One problem with this, that the court pointed out when it rejected Jenkins’s appeal, is that when the Supreme Court decided O Centro, it explicitly distinguished the case before it from the tax case Lee. The Court said that in contrast to the current case, Lee showed “that the Government can demonstrate a compelling interest in uniform application of a particular program by offering evidence that granting the requested religious accommodations would seriously compromise its ability to administer the program” and that the tax code was such a program.
Jenkins hopes he can convince the Supreme Court to take another look at Lee, which was decided on Constitutional grounds, and see if its logic still holds up under the Religious Freedom Restoration Act’s standards. He wants the court to view the question this way: Does Lee, or the logic of the circuit courts that relied on Lee, give the IRS a blanket exemption from the Religious Freedom Restoration Act when the Act itself does not allow for such an exemption? If not, then his case should be decided on the merits, which requires a closer look at the extent to which his religious beliefs are violated by the law, and the extent to which accommodating those beliefs would compromise the IRS’s ability to collect taxes.
He’s got another argument, too, that’s very interesting, but I’m on much shakier ground in trying to summarize it because it relies on the Ninth Amendment, where even lawyers and judges fear to tread. This amendment reads:
The enumeration in the Constitution, of certain rights, shall not be construed to deny or disparage others retained by the people.
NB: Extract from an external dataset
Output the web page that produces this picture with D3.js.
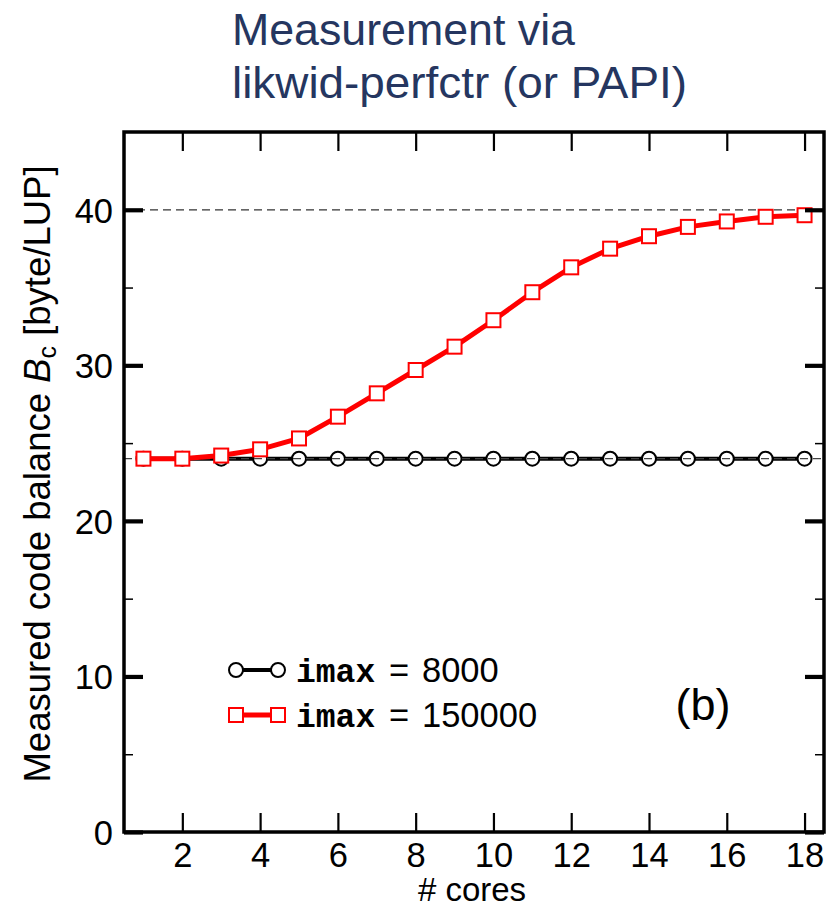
<!DOCTYPE html>
<html>
<head>
<meta charset="utf-8">
<script src="https://cdn.jsdelivr.net/npm/d3@7"></script>
<style>
  html, body { margin: 0; padding: 0; background: #fff; }
  svg { display: block; }
  text { font-family: "Liberation Sans", Arial, Helvetica, sans-serif; }
</style>
</head>
<body>
<script>
// ---- data ----
const cores = [1, 2, 3, 4, 5, 6, 7, 8, 9, 10, 11, 12, 13, 14, 15, 16, 17, 18];
const imax8000 = [24.0, 24.0, 24.0, 24.0, 24.0, 24.0, 24.0, 24.0, 24.0, 24.0, 24.0, 24.0, 24.0, 24.0, 24.0, 24.0, 24.0, 24.0];
const imax150000 = [24.0, 24.0, 24.2, 24.6, 25.3, 26.7, 28.2, 29.7, 31.2, 32.9, 34.7, 36.3, 37.5, 38.3, 38.9, 39.25, 39.55, 39.65];
const xMajorTicks = [2, 4, 6, 8, 10, 12, 14, 16, 18];
const yMajorTicks = [0, 10, 20, 30, 40];
const yMinorTicks = [5, 15, 25, 35];
const titleLines = ["Measurement via", "likwid-perfctr (or PAPI)"];
const legendLabels = ["8000", "150000"];

const W = 837, H = 907;
const svg = d3.select("body").append("svg").attr("width", W).attr("height", H);

const L = 124, R = 824, T = 132, B = 832;
const x = d3.scaleLinear().domain([0.5, 18.5]).range([L, R]);
const y = d3.scaleLinear().domain([0, 45]).range([B, T]);

// title
const titleLens = [343, 455];
titleLines.forEach((t, i) => {
  svg.append("text").attr("x", 232).attr("y", 45 + i * 53)
    .attr("font-size", 44).attr("fill", "#253660")
    .attr("textLength", titleLens[i]).attr("lengthAdjust", "spacingAndGlyphs")
    .text(t);
});

// reference dashed line at 40
svg.append("line")
  .attr("x1", L).attr("x2", R).attr("y1", y(40)).attr("y2", y(40))
  .attr("stroke", "#333").attr("stroke-width", 1.2).attr("stroke-dasharray", "8,5");

// series
const line = d3.line().x(d => x(d[0])).y(d => y(d[1]));
const s1 = cores.map((c, i) => [c, imax8000[i]]);
const s2 = cores.map((c, i) => [c, imax150000[i]]);

svg.append("path").datum(s1).attr("d", line)
  .attr("fill", "none").attr("stroke", "#000").attr("stroke-width", 4);
svg.append("g").selectAll("circle").data(s1).join("circle")
  .attr("cx", d => x(d[0])).attr("cy", d => y(d[1])).attr("r", 7)
  .attr("fill", "#fff").attr("stroke", "#000").attr("stroke-width", 2);

// dashed line at 24 over the circles
svg.append("line")
  .attr("x1", L).attr("x2", R).attr("y1", y(24)).attr("y2", y(24))
  .attr("stroke", "#444").attr("stroke-width", 1.2).attr("stroke-dasharray", "8,5");

svg.append("path").datum(s2).attr("d", line)
  .attr("fill", "none").attr("stroke", "#ff0000").attr("stroke-width", 5)
  .attr("stroke-linejoin", "round");
const sq = 14;
svg.append("g").selectAll("rect").data(s2).join("rect")
  .attr("x", d => x(d[0]) - sq / 2).attr("y", d => y(d[1]) - sq / 2)
  .attr("width", sq).attr("height", sq)
  .attr("fill", "#fff").attr("stroke", "#ff0000").attr("stroke-width", 2);

// inward ticks via d3 axes
const axBottom = d3.axisTop(x).tickValues(xMajorTicks).tickSize(19).tickFormat("");
const axTop = d3.axisBottom(x).tickValues(xMajorTicks).tickSize(19).tickFormat("");
const gB = svg.append("g").attr("transform", `translate(0,${B})`).call(axBottom);
const gT = svg.append("g").attr("transform", `translate(0,${T})`).call(axTop);
[gB, gT].forEach(g => {
  g.select(".domain").remove();
  g.selectAll(".tick line").attr("stroke", "#000").attr("stroke-width", 2.2);
});

const axLeftMaj = d3.axisRight(y).tickValues(yMajorTicks).tickSize(19).tickFormat("");
const axRightMaj = d3.axisLeft(y).tickValues(yMajorTicks).tickSize(19).tickFormat("");
const axLeftMin = d3.axisRight(y).tickValues(yMinorTicks).tickSize(9).tickFormat("");
const axRightMin = d3.axisLeft(y).tickValues(yMinorTicks).tickSize(9).tickFormat("");
[[axLeftMaj, L, 4.2], [axRightMaj, R, 4.2], [axLeftMin, L, 1.5], [axRightMin, R, 1.5]].forEach(([ax, px, sw]) => {
  const g = svg.append("g").attr("transform", `translate(${px},0)`).call(ax);
  g.select(".domain").remove();
  g.selectAll(".tick line").attr("stroke", "#000").attr("stroke-width", sw);
});

// frame
svg.append("rect").attr("x", L).attr("y", T).attr("width", R - L).attr("height", B - T)
  .attr("fill", "none").attr("stroke", "#000").attr("stroke-width", 3.5);

// tick labels
const xl = d3.axisBottom(x).tickValues(xMajorTicks).tickSize(0).tickPadding(0);
const gxl = svg.append("g").attr("transform", `translate(0,${B})`).call(xl);
gxl.select(".domain").remove();
gxl.selectAll(".tick text").attr("y", 35).attr("dy", 0).attr("font-size", 34.5)
  .attr("fill", "#000").attr("font-family", "Liberation Sans, Arial, sans-serif");

const yl = d3.axisLeft(y).tickValues(yMajorTicks).tickSize(0).tickPadding(0);
const gyl = svg.append("g").attr("transform", `translate(${L},0)`).call(yl);
gyl.select(".domain").remove();
gyl.selectAll(".tick text").attr("x", -11).attr("dy", "0.36em").attr("font-size", 34.5)
  .attr("fill", "#000").attr("font-family", "Liberation Sans, Arial, sans-serif");

// axis titles
svg.append("text").attr("x", (L + R) / 2 - 2).attr("y", 901).attr("text-anchor", "middle")
  .attr("font-size", 33).text("# cores");

const yt = svg.append("text").attr("transform", `translate(50,${(T + B) / 2 - 8}) rotate(-90)`)
  .attr("text-anchor", "middle").attr("font-size", 36.5);
yt.append("tspan").text("Measured code balance ");
yt.append("tspan").attr("font-style", "italic").text("B");
yt.append("tspan").attr("font-size", 25).attr("dy", 6).text("c");
yt.append("tspan").attr("dy", -6).text(" [byte/LUP]");

// legend
const lg = svg.append("g");
const rows = [
  { y: 670, color: "#000", shape: "circle", lw: 4 },
  { y: 715, color: "#ff0000", shape: "square", lw: 5 }
];
rows.forEach((r, i) => {
  lg.append("line").attr("x1", 236).attr("x2", 278).attr("y1", r.y).attr("y2", r.y)
    .attr("stroke", r.color).attr("stroke-width", r.lw);
  [236, 278].forEach(cx => {
    if (r.shape === "circle") {
      lg.append("circle").attr("cx", cx).attr("cy", r.y).attr("r", 7)
        .attr("fill", "#fff").attr("stroke", r.color).attr("stroke-width", 2);
    } else {
      lg.append("rect").attr("x", cx - 7).attr("y", r.y - 7).attr("width", 14).attr("height", 14)
        .attr("fill", "#fff").attr("stroke", r.color).attr("stroke-width", 2);
    }
  });
  const t = lg.append("text").attr("x", 296).attr("y", r.y + 12).attr("font-size", 34.5);
  t.append("tspan").attr("font-family", "Liberation Mono, Courier New, monospace")
    .attr("font-weight", "bold").attr("font-size", 33).text("imax");
  t.append("tspan").attr("x", 389).text("=");
  t.append("tspan").attr("x", 422).text(legendLabels[i]);
});

// panel label
svg.append("text").attr("x", 703).attr("y", 720).attr("text-anchor", "middle")
  .attr("font-size", 45).text("(b)");
</script>
</body>
</html>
This could mean anything or nothing, depending on who you ask. Jenkins hopes that there’s a majority on the Supreme Court who are ready to give the Ninth Amendment some teeth. Appealing to the Court’s conservative majority, Jenkins, in his Supreme Court petition, encourages them to interpret this amendment as über-conservative jurist Robert Bork suggested:
Ninth Amendment scholars propose giving content to its promise to preserve unenumerated rights by looking to this country’s history and tradition. For example, in The Tempting of America: The Political Seduction of the Law (The Free Press ), Robert Bork observes that “[t]he Ninth Amendment appears to serve a parallel function [to the Tenth Amendment’s guarantee of federalism] by guaranteeing that the rights of the people specified already in the state constitutions were not cast in doubt by the fact that only a limited set of rights was guaranteed by the federal charter.”
Jenkins then goes on to argue that “that the individual right of religious conscience not to be compelled to participate in or support military activity was well recognized at the founding of this nation. For example, the New York State Constitution of , which predates and is independent of the United States Constitution and the Bill of Rights, expressly protects persons with ‘scruples of conscience’ from forced military service and requisition for armament. The constitutions of other colonial states also contain liberty of conscience guarantees and religious exemptions from the ‘bearing of arms’. This constitutional right of conscientious objection was preserved by the states at least until the formation of the first permanent national army. It was also preserved and protected by the actions of the early Congress and by the Civil War Congress that instituted the first federal universal military service draft.”
Jenkins has done an impressive amount of research into the history of conscientious objection to military taxation in the United States (see, for instance, The Liberation of Nathan Smith). With this, he hopes to prove that conscientious objection to military taxation was among the “rights… retained by the people” at the time the Constitution was ratified. But for this to work as a legal argument, the Supreme Court not only has to find this evidence compelling, but has to accept Jenkins’s invitation to wade into the Ninth Amendment — something that Court has generally been averse to.